Louisa a écrit :Nepart a écrit :D'un côté on a envie d'être superieur aux autres, et d'un autre, on a envie que les autres reussisent aussi bien que nous,
comme le disait déjà Enegoid, il s'agit peut-être tout de même de deux choses différentes, même si elles ne sont pas sans lien l'une avec l'autre.
Vouloir que d'autres réussissent aussi bien que nous, cela s'approche de ce que Spinoza appelle "la charité", il me semble, c'est-à-dire le désir de faire un maximum de bien aux gens, de vouloir les rendre le plus heureux possible.
A côté de cela, on a envie soi-même d'être le plus heureux possible, et on est content quand on constate qu'on est tout de même déjà un peu plus heureux/puissant qu'un tel ou un tel.

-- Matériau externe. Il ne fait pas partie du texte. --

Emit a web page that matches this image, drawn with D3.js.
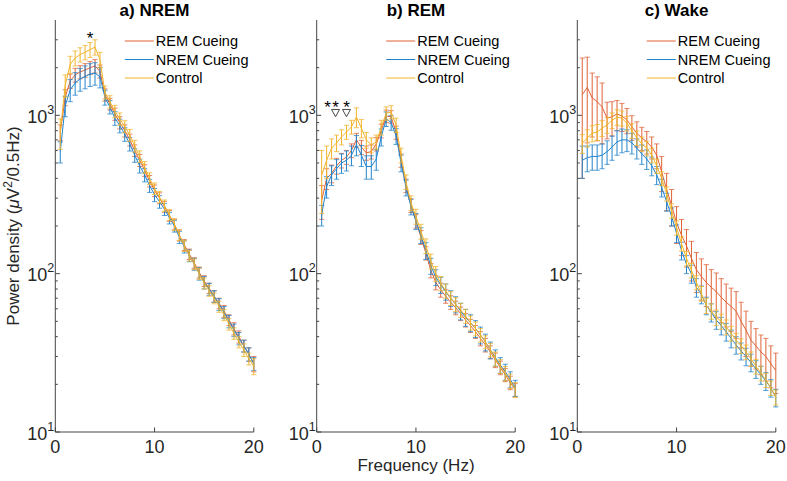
<!DOCTYPE html>
<html>
<head>
<meta charset="utf-8">
<script src="https://cdn.jsdelivr.net/npm/d3@7"></script>
<style>
  html, body { margin: 0; padding: 0; background: #fff; }
  svg { display: block; font-family: "Liberation Sans", Arial, Helvetica, sans-serif; }
</style>
</head>
<body>
<svg id="chart" width="787" height="481"></svg>
<script>
// ---------------- DATA ----------------
const freqs = [0.5,1,1.5,2,2.5,3,3.5,4,4.5,5,5.5,6,6.5,7,7.5,8,8.5,9,9.5,10,
               10.5,11,11.5,12,12.5,13,13.5,14,14.5,15,15.5,16,16.5,17,17.5,18,18.5,19,19.5,20];

const seriesNames = ["REM Cueing", "NREM Cueing", "Control"];
const seriesColors = ["#DF6236", "#2183CC", "#F0B42A"];

const panelTitles = ["a) NREM", "b) REM", "c) Wake"];

// a) NREM
const nremRemCueing  = [780,1300,1650,1800,1880,1930,2000,2050,1900,1350,1180,1020,900,800,700,600,520,450,385,335,300,265,232,205,175,152,133,117,102,90,81,72,65,58,51,45,40,35,31,27];
const nremNremCueing = [590,1150,1450,1600,1700,1760,1820,1850,1750,1300,1130,960,860,760,660,560,480,420,360,315,285,255,225,200,170,148,130,115,100,88,80,72,64,57,50,44,39,35,31,27];
const nremControl    = [780,1550,2100,2300,2420,2500,2600,2700,2250,1400,1220,1060,950,850,750,640,550,470,400,345,305,270,235,205,175,150,130,115,100,87,78,70,62,55,48,42,37,33,29,26];
const nremRemCueingSem  = [90,150,170,180,180,190,190,200,180,120,100,90,80,70,60,50,45,38,32,28,24,21,18,16,14,12,10,9,8,7,6,6,5,5,4,4,3.5,3,3,3];
const nremNremCueingSem = [90,170,230,260,280,290,300,300,260,140,110,95,85,75,65,55,48,40,34,30,26,22,19,17,15,13,11,10,9,8,7,6,5.5,5,4.5,4,3.5,3,3,2.5];
const nremControlSem    = [170,250,260,250,250,260,280,300,250,130,110,95,85,75,65,55,47,40,34,29,25,22,19,17,14,12,10,9,8,7,6,5.5,5,4.5,4,3.5,3,3,2.5,3];

// b) REM
const remRemCueing  = [290,400,430,480,520,545,600,700,630,580,590,660,800,990,980,780,520,360,270,215,170,135,105,88,79,72,66,61,56,51,47,43,39,35.5,32,28.5,25.5,23,20.5,18.5];
const remNremCueing = [235,355,420,460,500,520,560,650,560,475,475,530,730,950,900,740,500,350,265,215,175,140,112,95,85,77,70,64,58,53,49,45,41,37,33,29.5,26.5,24,21.5,19];
const remControl    = [420,520,620,670,730,785,845,975,830,700,650,680,840,1030,1050,870,560,380,280,230,185,150,120,100,87,78,70,64,59,54,49,45,41,37,33,29,26,23.5,21,18.5];
const remRemCueingSem  = [70,60,55,55,55,55,60,70,65,60,60,65,80,90,90,75,50,35,27,21,17,13,11,9,8,7,6.5,6,5.5,5,4.5,4,4,3.5,3,3,2.5,2.2,2,1.8];
const remNremCueingSem = [35,55,60,65,70,75,80,95,85,80,80,80,90,100,95,85,60,40,30,25,20,17,13,11,10,9,8,7.5,7,6.5,6,5.5,5,4.5,4,3.5,3,2.8,2.5,2.2];
const remControlSem    = [180,120,90,80,80,80,85,140,110,80,70,70,90,100,100,90,60,40,30,25,20,16,13,11,9,8,7,6.5,6,5.5,5,4.5,4,3.5,3.2,3,2.6,2.4,2.2,2];

// c) Wake
const wakeRemCueing  = [1350,1500,1290,1220,1130,960,980,1020,990,935,845,770,720,680,630,560,440,340,270,210,175,150,125,106,96,88,82,77,71,66,62,58,50,44,38,35,32,30,27,24.5];
const wakeNremCueing = [520,540,550,550,560,590,630,680,700,700,670,620,570,530,480,420,350,285,230,180,140,115,100,82,74,63,57,51,47,43,39,35.5,32.5,30,27.5,25,23,21,19,16.5];
const wakeControl    = [665,720,770,785,830,870,930,975,960,890,800,720,660,620,560,480,400,320,250,195,155,125,105,88,75,63,58,53,50,46,42,38,35,32,29,26,23.5,21.3,19,16.6];
const wakeRemCueingSem  = [950,830,560,530,470,250,240,220,200,170,150,140,120,110,100,100,110,90,70,55,45,40,35,30,28,26,24,24,22,20,19,19,16,14,12,10,9,9,8,7];
const wakeNremCueingSem = [120,100,100,100,100,100,110,120,120,110,100,90,80,75,65,55,45,37,30,23,18,15,13,11,9.5,8,7.5,6.5,6,5.5,5,4.5,4,3.8,3.5,3.2,3,2.7,2.4,2.1];
const wakeControlSem    = [90,90,90,90,95,100,105,110,105,95,85,75,70,65,60,50,40,33,26,20,16,13,11,9,8,7,6.5,6,5.5,5,4.5,4,3.7,3.4,3,2.8,2.5,2.2,2,1.8];

// significance stars: [panel index, frequency, value]
const starMarks = [
  [0, 3.5, 3200],
  [1, 1.1, 1180],
  [1, 1.9, 1180],
  [1, 3.0, 1180]
];
// open downward-triangle markers: [panel index, frequency, value]
const triangleMarks = [
  [1, 1.9, 1035],
  [1, 3.0, 1035]
];

const xTicks = [0, 10, 20];
const yMajorTicks = [10, 100, 1000];
const yMinorTicks = [20,30,40,50,60,70,80,90,200,300,400,500,600,700,800,900,2000,3000];

// ---------------- BUILD ----------------
const panels = [
  { means: [nremRemCueing, nremNremCueing, nremControl], sems: [nremRemCueingSem, nremNremCueingSem, nremControlSem] },
  { means: [remRemCueing, remNremCueing, remControl],    sems: [remRemCueingSem, remNremCueingSem, remControlSem] },
  { means: [wakeRemCueing, wakeNremCueing, wakeControl], sems: [wakeRemCueingSem, wakeNremCueingSem, wakeControlSem] }
];

const svg = d3.select("#chart");
const axisColor = "#444";
const panelLeft = [55.3, 316.7, 577.3];
const panelW = 198.5;
const yTop = 20, yBottom = 432;

panels.forEach((p, pi) => {
  const x0 = panelLeft[pi];
  const x = d3.scaleLinear().domain([0, 20]).range([x0, x0 + panelW]);
  const y = d3.scaleLog().domain([10, 4000]).range([yBottom, yTop]);
  const g = svg.append("g");

  // series
  p.means.forEach((vals, si) => {
    const col = seriesColors[si];
    const sems = p.sems[si];
    const sg = g.append("g");
    const line = d3.line().x((d, i) => x(freqs[i])).y(d => y(d));
    sg.append("path").datum(vals).attr("d", line)
      .attr("fill", "none").attr("stroke", col).attr("stroke-width", 1);
    vals.forEach((v, i) => {
      const xx = x(freqs[i]);
      const hi = v + sems[i];
      const lo = Math.max(v - sems[i], 10.5);
      const yh = y(hi), yl = y(lo);
      sg.append("line").attr("x1", xx).attr("x2", xx).attr("y1", yh).attr("y2", yl)
        .attr("stroke", col).attr("stroke-width", 1);
      [yh, yl].forEach(yy => {
        sg.append("line").attr("x1", xx - 2.6).attr("x2", xx + 2.6).attr("y1", yy).attr("y2", yy)
          .attr("stroke", col).attr("stroke-width", 1).attr("opacity", 0.75);
      });
    });
  });

  // axes
  g.append("line").attr("x1", x0).attr("x2", x0).attr("y1", yTop).attr("y2", yBottom)
    .attr("stroke", axisColor).attr("stroke-width", 1);
  g.append("line").attr("x1", x0).attr("x2", x0 + panelW).attr("y1", yBottom).attr("y2", yBottom)
    .attr("stroke", axisColor).attr("stroke-width", 1);

  yMajorTicks.forEach(t => {
    const yy = y(t);
    g.append("line").attr("x1", x0).attr("x2", x0 + 4.5).attr("y1", yy).attr("y2", yy)
      .attr("stroke", axisColor).attr("stroke-width", 1);
    const exp = Math.round(Math.log10(t));
    const tx = g.append("text").attr("x", x0 - 1).attr("y", yy + 7.5)
      .attr("text-anchor", "end").attr("font-size", 18).attr("fill", "#262626");
    tx.append("tspan").text("10");
    tx.append("tspan").attr("dy", -9).attr("font-size", 12.5).text(String(exp));
  });
  yMinorTicks.forEach(t => {
    const yy = y(t);
    g.append("line").attr("x1", x0).attr("x2", x0 + 2.5).attr("y1", yy).attr("y2", yy)
      .attr("stroke", axisColor).attr("stroke-width", 1);
  });
  xTicks.forEach(t => {
    const xx = x(t);
    g.append("line").attr("x1", xx).attr("x2", xx).attr("y1", yBottom).attr("y2", yBottom - 4.5)
      .attr("stroke", axisColor).attr("stroke-width", 1);
    g.append("text").attr("x", xx).attr("y", yBottom + 21).attr("text-anchor", "middle")
      .attr("font-size", 18).attr("fill", "#262626").text(t);
  });

  // title
  g.append("text").attr("x", x0 + panelW / 2).attr("y", 16).attr("text-anchor", "middle")
    .attr("font-size", 17).attr("font-weight", "bold").attr("fill", "#000").text(panelTitles[pi]);

  // legend
  const right = x0 + panelW;
  seriesNames.forEach((name, si) => {
    const ly = 41 + si * 18.5;
    g.append("line").attr("x1", right - 129).attr("x2", right - 100).attr("y1", ly).attr("y2", ly)
      .attr("stroke", seriesColors[si]).attr("stroke-width", 1);
    g.append("text").attr("x", right - 98).attr("y", ly + 5).attr("font-size", 14.5)
      .attr("fill", "#000").text(name);
  });

  // significance stars
  starMarks.filter(m => m[0] === pi).forEach(m => {
    g.append("text").attr("x", x(m[1])).attr("y", y(m[2]) + 9)
      .attr("text-anchor", "middle").attr("font-size", 17)
      .attr("fill", "#000").text("*");
  });
  // open triangle markers
  triangleMarks.filter(m => m[0] === pi).forEach(m => {
    const cx = x(m[1]), cy = y(m[2]);
    g.append("path")
      .attr("d", `M${cx - 4},${cy - 3.5}L${cx + 4},${cy - 3.5}L${cx},${cy + 3.8}Z`)
      .attr("fill", "none").attr("stroke", "#333").attr("stroke-width", 0.9);
  });
});

// axis labels
svg.append("text").attr("x", 416).attr("y", 471).attr("text-anchor", "middle")
  .attr("font-size", 17).attr("fill", "#262626").text("Frequency (Hz)");

const ylab = svg.append("text").attr("transform", "translate(19,226) rotate(-90)")
  .attr("text-anchor", "middle").attr("font-size", 17).attr("fill", "#262626");
ylab.append("tspan").text("Power density (");
ylab.append("tspan").attr("font-style", "italic").text("\u03BC");
ylab.append("tspan").text("V");
ylab.append("tspan").attr("dy", -7).attr("font-size", 12).text("2");
ylab.append("tspan").attr("dy", 7).text("/0.5Hz)");
</script>
</body>
</html>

Or l'un n'exclut pas forcément l'autre, d'un point de vue spinoziste, au contraire même: plus on est soi-même heureux, plus on désire que les autres soient toujours plus heureux eux aussi. Plus on est puissant, plus on aime rendre les autres plus puissants.
Nepart a écrit :
Ce qui m'interroge c'est le conflit entre 2 sources de plaisirs qui s'opposent l'une à l'autre:
On ne peut pas répondre en même temps au désirs de vouloir que les gens soit aussi puissant que nous et vouloir être parmi les plus puissants.
De la même façon que d'un côté on veut l'égalité des hommes, mais on ne veut pas renoncer à notre confort.
Il y a donc conflit entre 2 sources de plaisirs, et je ne vois pas de moyen de répondre à ces 2 desirs.